Boundaries in the Middle East, the rise of communism, and the militarization of America are all results of this war. The French and British divided the Middle East between them at Versailles, despite protest from Indian Muslims not to break up the Constantinople Caliphate (fearing the ending of it would subject Islam to the many radical components of the religion). Without the disruption of the First World War Russia would not have fallen to Lenin and communism may never have had a beachhead in Europe.
At Versailles, Ho Chi Min was turned away by many powers in his bid to end colonialism in Veit Nam and found allies only with the French communist party. After the First World War the Untied States, as it had done after all of its previous wars, cut her military substantially. In aftermath of the Second, to prevent the mistakes of their father, the US did not cut its military, but expanded it to meet the threat it saw from the Soviet Union.

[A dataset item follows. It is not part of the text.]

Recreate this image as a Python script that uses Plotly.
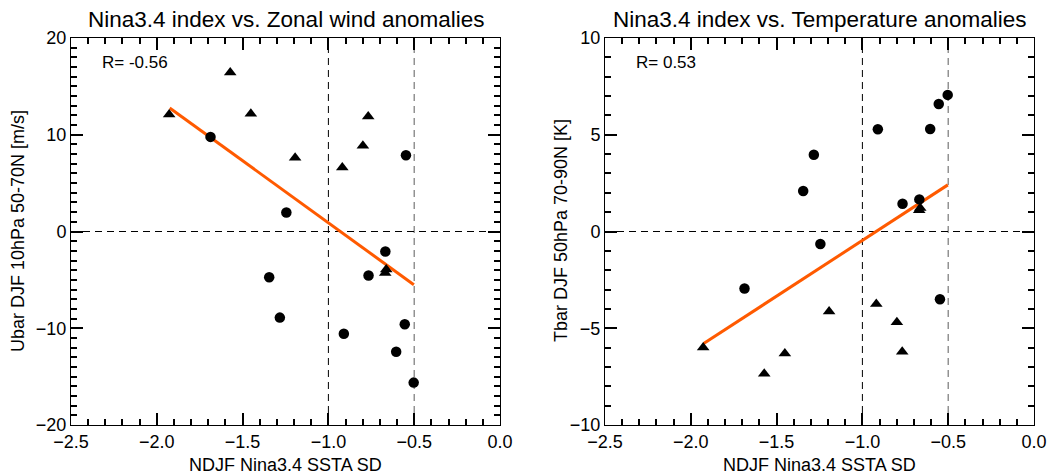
import plotly.graph_objects as go

# ---- data ----
circ_x = [-1.687, -1.345, -1.283, -1.245, -0.910, -0.766, -0.668, -0.605, -0.555, -0.548, -0.503]
circ_u = [9.78, -4.72, -8.90, 1.97, -10.56, -4.55, -2.07, -12.43, -9.58, 7.88, -15.62]
circ_t = [-2.95, 2.09, 3.97, -0.65, 5.28, 1.43, 1.66, 5.30, 6.59, -3.50, 7.06]

tri_x = [-1.928, -1.572, -1.452, -1.194, -0.919, -0.799, -0.768, -0.663, -0.669]
tri_u = [12.09, 16.43, 12.16, 7.61, 6.62, 8.86, 11.88, -3.94, -4.28]
tri_t = [-5.99, -7.35, -6.30, -4.14, -3.75, -4.69, -6.21, 1.21, 1.10]

fit_x = [-1.925, -0.502]
fit_u = [12.77, -5.50]
fit_t = [-5.79, 2.41]

titles = ["Nina3.4 index vs. Zonal wind anomalies", "Nina3.4 index vs. Temperature anomalies"]
ylabels = ["Ubar DJF 10hPa 50-70N [m/s]", "Tbar DJF 50hPa 70-90N [K]"]
xlabel = "NDJF Nina3.4 SSTA SD"
r_texts = ["R= -0.56", "R= 0.53"]

FONT = "Liberation Sans, Arial, Helvetica, sans-serif"
OFF = 8  # page body margin
W, H = 1061 - OFF, 476 - OFF
ORANGE = "#ff5a00"

fig = go.Figure()

panels = [
    dict(xa="x", ya="y", yc=circ_u, yt=tri_u, yf=fit_u),
    dict(xa="x2", ya="y2", yc=circ_t, yt=tri_t, yf=fit_t),
]
for p in panels:
    fig.add_trace(go.Scatter(x=fit_x, y=p["yf"], mode="lines", xaxis=p["xa"], yaxis=p["ya"],
                             line=dict(color=ORANGE, width=3), showlegend=False, hoverinfo="skip"))
    fig.add_trace(go.Scatter(x=circ_x, y=p["yc"], mode="markers", xaxis=p["xa"], yaxis=p["ya"],
                             marker=dict(symbol="circle", size=10.5, color="black"), showlegend=False))
    fig.add_trace(go.Scatter(x=tri_x, y=p["yt"], mode="markers", xaxis=p["xa"], yaxis=p["ya"],
                             marker=dict(symbol="triangle-up", size=11, color="black"), showlegend=False))

def px_x(v):
    return (v - OFF) / W

def px_y(v):
    return 1 - (v - OFF) / H

dom_x = [[px_x(71), px_x(500)], [px_x(605), px_x(1034)]]
dom_y = [px_y(425), px_y(38)]

layout = dict(
    width=W, height=H, autosize=False, paper_bgcolor="white", plot_bgcolor="white",
    margin=dict(l=0, r=0, t=0, b=0, pad=0, autoexpand=False), showlegend=False,
    font=dict(family=FONT, color="black"),
)

TICKC = "#000000"
yranges = [[-20, 20], [-10, 10]]
ydticks = [10, 5]
yminor = [1, 1]
for i in range(2):
    sx = "" if i == 0 else "2"
    layout["xaxis" + sx] = dict(
        domain=dom_x[i], range=[-2.5, 0.0], anchor="y" + sx,
        showgrid=False, zeroline=False, showline=True, linecolor="black", linewidth=1,
        mirror="allticks", ticks="inside", ticklen=12, tickwidth=2, tickcolor=TICKC,
        tickfont=dict(family=FONT, size=18, color="black"),
        tickmode="linear", tick0=0, dtick=0.5, tickformat=".1f",
        minor=dict(dtick=0.1, ticks="inside", ticklen=6, tickwidth=2, tickcolor=TICKC))
    layout["yaxis" + sx] = dict(
        domain=dom_y, range=yranges[i], anchor="x" + sx,
        showgrid=False, zeroline=False, showline=True, linecolor="black", linewidth=1,
        mirror="allticks", ticks="inside", ticklen=12, tickwidth=2, tickcolor=TICKC,
        tickfont=dict(family=FONT, size=18, color="black"),
        tickmode="linear", dtick=ydticks[i], tick0=0,
        minor=dict(dtick=yminor[i], ticks="inside", ticklen=6, tickwidth=2, tickcolor=TICKC))

fig.update_layout(**layout)

for i in range(2):
    sx = "" if i == 0 else "2"
    fig.add_shape(type="line", xref="x" + sx, yref="y" + sx + " domain", x0=-1.0, x1=-1.0, y0=0, y1=1,
                  line=dict(color="black", width=1, dash="7px,5px"), layer="below")
    fig.add_shape(type="line", xref="x" + sx, yref="y" + sx + " domain", x0=-0.5, x1=-0.5, y0=0, y1=1,
                  line=dict(color="#777777", width=1.2, dash="7px,5px"), layer="below")
    fig.add_shape(type="line", xref="x" + sx + " domain", yref="y" + sx, x0=0, x1=1, y0=0, y1=0,
                  line=dict(color="black", width=1, dash="7px,5px"), layer="below")

centers = [(71 + 500) / 2, (605 + 1034) / 2]
ylab_x = [18, 561]
for i in range(2):
    sx = "" if i == 0 else "2"
    fig.add_annotation(text=titles[i], xref="paper", yref="paper", x=px_x(centers[i]), y=px_y(19.5),
                       showarrow=False, font=dict(family=FONT, size=22.5, color="black"),
                       xanchor="center", yanchor="middle", borderpad=0)
    fig.add_annotation(text=xlabel, xref="paper", yref="paper", x=px_x(centers[i]), y=px_y(465),
                       showarrow=False, font=dict(family=FONT, size=18, color="black"),
                       xanchor="center", yanchor="middle")
    fig.add_annotation(text=ylabels[i], xref="paper", yref="paper", x=px_x(ylab_x[i]), y=px_y(231),
                       showarrow=False, textangle=-90, font=dict(family=FONT, size=18, color="black"),
                       xanchor="center", yanchor="middle")
    fig.add_annotation(text=r_texts[i], xref="x" + sx + " domain", yref="y" + sx + " domain",
                       x=(100 - 71) / 429, y=(425 - 62) / 387, showarrow=False,
                       font=dict(family=FONT, size=17, color="black"),
                       xanchor="left", yanchor="middle")

fig.write_html("out.html")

The specter of Munich, a direct result of the fear of war by Europe, would drive American foreign policy to the present time. Not only Munich, but the Wilsonian ideals of foreign policy, with its emphasise on internationalism, would find adherents in every American President from FDR to Obama.
But this could not happen again, as we have international stages for diplomacy and our economises are too interconnect for such a war. Also, the nuclear threat, which Barnett claims prevented an American-Soviet war, would keep the major powers from such a course. Or could it?
Imagine a high ranking, but JR. Chinese official visiting the western areas of China. Islamic terrorist from Russian territory assassinate him in an area that is deputed by both nations. China demands that the terrorist be turned over to them, and Russia, a nation whose honor has been hurt by the fall of the Soviet empire, refuses. China, along with a diplomatic assault at the UN, moves troops to the border to show they are serious. Russia responds by doing the same. A small skirmish ensures along the border. The response by both nations is a general mobilization, with the US responds to by placing its armed forces at DEFCON 5, because of the seriousness of this situation. Russian and Chinese generals put their war plans, all nations have them, into place. The Russian one calls for two actions to protect it forces and gain its navy some freedom to act. They attack missile sites in Poland and send a force to occupy the Dardanelles. US treaties an NATO commitments are in force. Welcome to World War III.